A premium is the amount paid by the insured to the insurer for coverage. Premiums are calculated based on the level of risk associated with the policyholder. Higher risks generally result in higher premiums.

2. Deductibles

A deductible is the amount that the insured must pay out-of-pocket before the insurer covers the remaining costs. Choosing a higher deductible often lowers the premium but increases the potential out-of-pocket costs in the event of a claim.

3. Policy Limit

The policy limit is the maximum amount an insurer will pay under a policy for a covered loss. Understanding your policy limits is crucial in assessing whether you have adequate coverage for your risks.

4. Exclusions

Exclusions are specific conditions or circumstances that are not covered by the insurance policy. Knowing these exclusions helps in understanding what risks you may still face even with coverage.

5. Underwriting

Underwriting is the process insurers use to evaluate the risk of insuring a policyholder and deciding the terms and cost of the insurance coverage. Effective underwriting is critical in risk management, as it determines the financial viability of an insurance policy.

Steps in the Risk Management Process

The risk management process in insurance involves several key steps, each of which is essential to effectively managing potential threats.

Step 1: Risk Identification

The first step in the risk management process is identifying the potential risks that could affect the insured party. These risks could be related to property, liability, health, life, or other areas. Accurate risk identification is the foundation of effective risk management.

Step 2: Risk Assessment

Once risks are identified, the next step is to assess their likelihood and potential impact. This involves quantifying the risk in terms of potential financial losses and determining the probability of those risks occurring.

Step 3: Risk Control

Risk control involves taking steps to reduce or eliminate the impact of identified risks. This could involve implementing safety measures, diversifying investments, or purchasing insurance to transfer the risk to an insurer.

Step 4: Risk Financing

Risk financing is the process of deciding how to fund the management of risks. This typically involves purchasing insurance policies that provide financial protection against specific risks.

Step 5: Risk Monitoring and Review

Risk management is not a one-time task but an ongoing process. Regular monitoring and review of risks and the effectiveness of risk management strategies are essential to ensure continued protection.

The Role of Insurance in Risk Management

Insurance plays a critical role in risk management by providing a financial safety net. By transferring the financial burden of certain risks to an insurer, individuals and businesses can protect their assets and reduce their exposure to potentially catastrophic losses.

How Insurance Mitigates Risk

Insurance mitigates risk by spreading the financial burden across many policyholders. When a loss occurs, the insurer pays out claims from the pooled premiums of all policyholders. This collective sharing of risk makes it possible to provide coverage for large and unexpected losses that would be unmanageable for an individual or business to bear alone.
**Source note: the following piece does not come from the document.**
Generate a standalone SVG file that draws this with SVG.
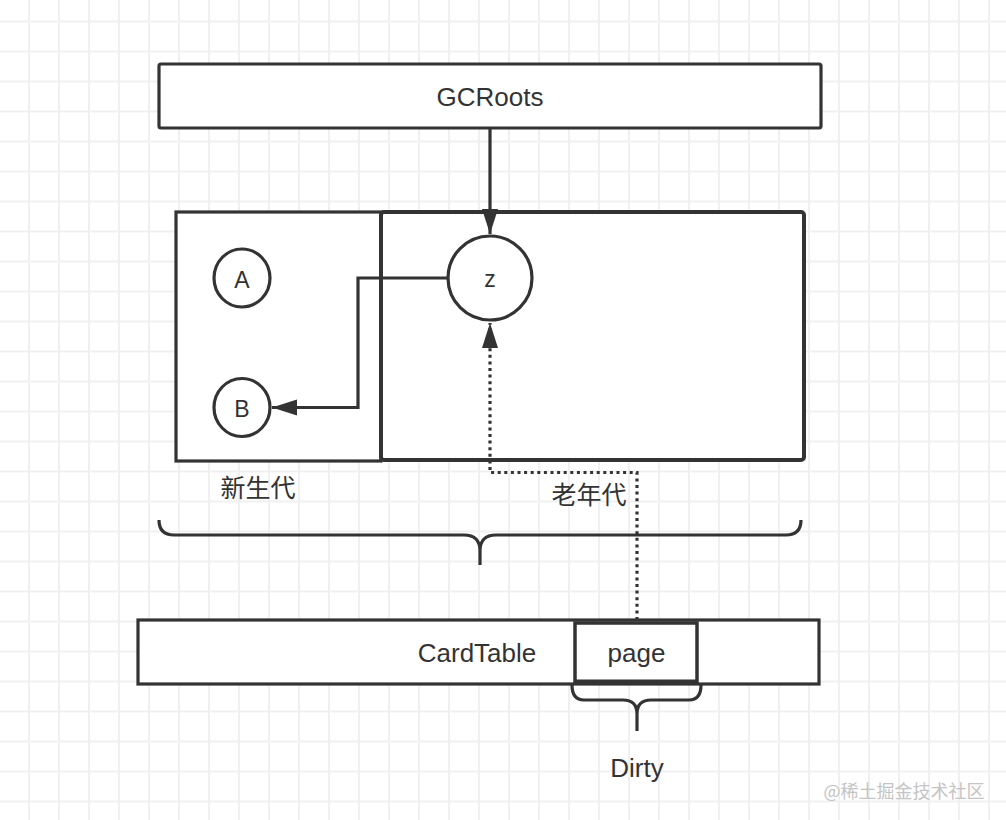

Challenges in Risk Management

While risk management is vital, it comes with its own set of challenges. One of the main challenges is accurately predicting and assessing risks, particularly in an increasingly complex and interconnected world. Additionally, policyholders must be diligent in understanding the terms of their insurance policies, including any exclusions or limitations.

The Impact of Emerging Risks

Emerging risks, such as cyber threats and climate change, present new challenges for risk management. Insurers and policyholders alike must stay informed about these risks and adapt their risk management strategies accordingly.

Conclusion

Risk management in insurance is a comprehensive process that requires a deep understanding of various insurance terms and the ability to anticipate and mitigate potential risks. By effectively managing risk, both insurers and policyholders can safeguard their financial stability and peace of mind. Whether you are an individual seeking protection for your assets or a business looking to secure your operations, understanding and implementing risk management strategies is essential for long-term success.